Nous, voici au terme provisoire de cette étude. Beaucoup de points d'interrogation méritent d'être posés. Tout d'abord, le départ peut-il s'expliquer par le seul souci de conditions de vie meilleures. Ne subissait-on pas aussi la rupture de certains liens de solidarité, voire de " sociabilité ", rupture que Péguy appelait " la grande trahison des années 1880 " ? L'histoire de la colonisation, et nous en avons vu des exemples à Azazga, montre des tentatives de reconstitution de ces liens de solidarité. Dans cet ordre d'idées, nous comprenons le désir du préfet Firbach de coloniser avec des personnes originaires d'une même province ou d'un même département. La persistance de l'attachement au pays natal que l'on peut déceler chez certains colons, qui conservent au moins une partie de leurs terres métropolitaines, est une autre preuve de ces sentiments de fidélité. Soulignons que ces propriétés métropolitaines sont, à quelques rares exceptions près, bien petites.

D'autres études s'imposeraient, afin de déterminer l'ascension sociale à l'intérieur de ses familles. Dans le cas d'Azazga, comme dans celui de presque tous les centres de colonisation, cette ascension sociale est issue des concessions rurales, d'étendue modeste, et s'est presque toujours précisée par une installation à Alger ou dans des localités plus importantes.

SOURCES

Nous avons utilisé la série M, des Archives départementales de l'Ardèche - dossiers non cotés en 1968 - pour les correspondances entre les mairies et la préfecture de l'Ardèche et dans quelques cas, entre la préfecture de l'Ardèche et celle d'Alger ou le Gouvernement généal.

La plus grande partie de nos sources provient des Archives d'Outre-Mer d'Aix-en-Provence. La série L et particulièrement les dossiers 20 L. 76, 23 L 15 et 26 L 88 nous fournissent les renseignements généraux, surtout le dernier consacré au peuplement.

De la série M, nous avons utilisé les dossiers 2 M 22a à 2 M 26a, qui contiennent les titres de propriétés des concessionnaires classés par ordre alphabétique.
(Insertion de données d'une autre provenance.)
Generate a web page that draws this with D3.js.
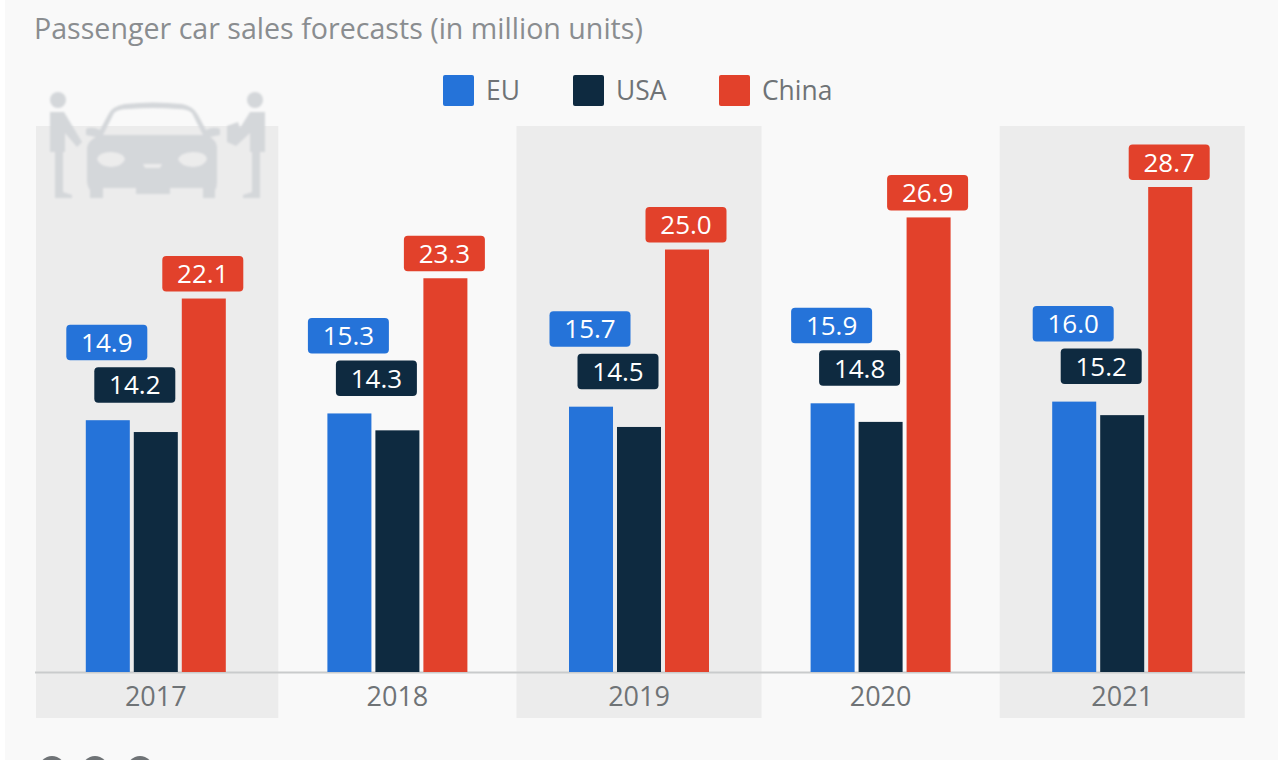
<!DOCTYPE html>
<html><head><meta charset="utf-8">
<script src="https://cdn.jsdelivr.net/npm/d3@7/dist/d3.min.js"></script>
<style>html,body{margin:0;padding:0;background:#fff;overflow:hidden}svg{display:block}text{font-family:"Open Sans","Noto Sans",sans-serif}</style>
</head><body><svg id="c" width="1278" height="760"></svg>
<script>
const years=["2017","2018","2019","2020","2021"];
const seriesNames=["EU","USA","China"];
const seriesColors=["#2573d9","#0e2a40","#e2412b"];
const euValues=[14.9,15.3,15.7,15.9,16.0];
const usaValues=[14.2,14.3,14.5,14.8,15.2];
const chinaValues=[22.1,23.3,25.0,26.9,28.7];
const subtitle="Passenger car sales forecasts (in million units)";
const allValues=[euValues,usaValues,chinaValues];

const svg=d3.select("#c");
const defs=svg.append("defs");
defs.append("filter").attr("id","soft").append("feGaussianBlur").attr("stdDeviation",0.9);
svg.append("rect").attr("x",5).attr("y",0).attr("width",1273).attr("height",760).attr("fill","#f9f9f9");

const x=d3.scaleBand().domain(years).range([35,1243]);
const sub=d3.scaleBand().domain(seriesNames).range([-70,70]).paddingInner(0.083);
const y=d3.scaleLinear().domain([0,28.7]).range([672,187]);
const cx=d=>x(d)+x.bandwidth()/2;

svg.append("g").selectAll("rect").data(years.filter((d,i)=>i%2===0)).join("rect")
 .attr("x",d=>Math.max(36,cx(d)-122.5)).attr("width",d=>cx(d)+122.5-Math.max(36,cx(d)-122.5)).attr("y",126).attr("height",592).attr("fill","#ececec");

svg.append("text").attr("x",34).attr("y",39).attr("font-size",28.6).attr("fill","#8a8d90").text(subtitle);

// legend
const legendX=[443,573,719];
seriesNames.forEach((n,i)=>{
 svg.append("rect").attr("x",legendX[i]).attr("y",75).attr("width",31).attr("height",31).attr("rx",2).attr("fill",seriesColors[i]);
 svg.append("text").attr("x",legendX[i]+43).attr("y",100).attr("font-size",26.4).attr("fill","#6f7376").text(n);
});

// car icon
const ic=svg.append("g").attr("fill","#d4d7da").attr("filter","url(#soft)");
ic.append("path").attr("fill-rule","evenodd").attr("d","M87 165V148Q88 141 96 137L86 135V129Q92 126 100 130L108 115Q112 106 125 104Q153 101 182 104Q193 106 198 115L206 130Q214 126 220 129V135L210 137Q217 141 217 148V180Q217 188 215 190V198H203V188H170V194H136V188H103V198H90V190Q87 186 87 180ZM103 135H203L192 113Q188 109 178 109Q153 107 128 109Q118 109 114 113ZM97 159Q99 152 111 152Q124 153 125 159Q123 166 111 167Q99 166 97 159ZM178 159Q180 153 193 152Q206 152 207 159Q205 166 193 167Q180 166 178 159ZM143 164H162L160 168H145Z");
[[58,100],[255,100]].forEach(p=>ic.append("circle").attr("cx",p[0]).attr("cy",p[1]).attr("r",8));
ic.append("path").attr("d","M50 112H64L82 142L77 147L65 133V152H63V192L72 195V198H55V152H50Z");
ic.append("path").attr("d","M265 112H250L240 128L238 122L227 126V142L236 146L250 133V152H252V192L243 195V198H260V152H265Z");

// axis line and labels
svg.append("line").attr("x1",35).attr("x2",1245).attr("y1",672.5).attr("y2",672.5).attr("stroke","#c9cbcc").attr("stroke-width",2);
const axis=d3.axisBottom(x).tickSize(0).tickPadding(0);
const ag=svg.append("g").attr("transform","translate(0,683)").call(axis);
ag.select(".domain").remove();
ag.selectAll("text").attr("font-size",27).attr("fill","#6f7376").attr("dy","0.86em").style("font-family",'"Open Sans",sans-serif');

// bars
seriesNames.forEach((n,s)=>{
 svg.append("g").selectAll("rect").data(years).join("rect")
  .attr("x",d=>cx(d)+sub(n))
  .attr("width",sub.bandwidth())
  .attr("y",(d,i)=>y(allValues[s][i]))
  .attr("height",(d,i)=>y(0)-y(allValues[s][i]))
  .attr("fill",seriesColors[s]);
});

// value labels: USA labels are pushed aside and stacked just below the EU ones
const labelH=35.5;
const labelCentre=(s,i)=>{
 const bar=cx(years[i])+sub(seriesNames[s])+sub.bandwidth()/2;
 return s===1?bar-21:bar-1;
};
const labelTop=(s,i)=>{
 const euTop=y(euValues[i])-60-labelH;
 if(s===0) return euTop;
 if(s===1) return euTop+labelH+7;
 return y(chinaValues[i])-7-labelH;
};
seriesNames.forEach((n,s)=>{
 const g=svg.append("g").selectAll("g").data(years).join("g")
  .attr("transform",(d,i)=>`translate(${labelCentre(s,i)},${labelTop(s,i)+labelH/2})`);
 g.append("rect").attr("x",-40.5).attr("y",-labelH/2).attr("width",81).attr("height",labelH).attr("rx",4).attr("fill",seriesColors[s]);
 g.append("text").attr("text-anchor","middle").attr("y",9.5).attr("font-size",26).attr("font-weight",500).attr("fill","#fff")
  .text((d,i)=>allValues[s][i].toFixed(1));
});

// share icons, cropped by the page edge
svg.append("g").selectAll("circle").data([52,95,140]).join("circle")
 .attr("cx",d=>d).attr("cy",769).attr("r",13).attr("fill","#6f7376");
</script></body></html>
Enfin les dossiers 4 M 37 à 4 M 42 concernent le village.

- Sur les Ardéchois et la colonisation de l'Algérie en général, voir : Pierre Gourinard, La Part de l'Ardèche à la mise en valeur de l'Algérie, in Revue du Vivarais, n° 618, avril-juin 1969, p. 91 à 102.

- Toutes les localités de l'Ardèche ci-dessus mentionnées sont situées dans l'arrondissement de Largentière, le plus méridional du département. Les cantons de Joyeuse et des Vans, au sud-ouest atteignent le piedmont cévenol. Celui de Vallon-Pont-d'Arc, plus à l'est, est plus proche du Rhône.

Pierre Gourinard.

*Les noms entre parenthèses sont ceux des lieux de naissance. Ils sont suivis du lieu de domicile.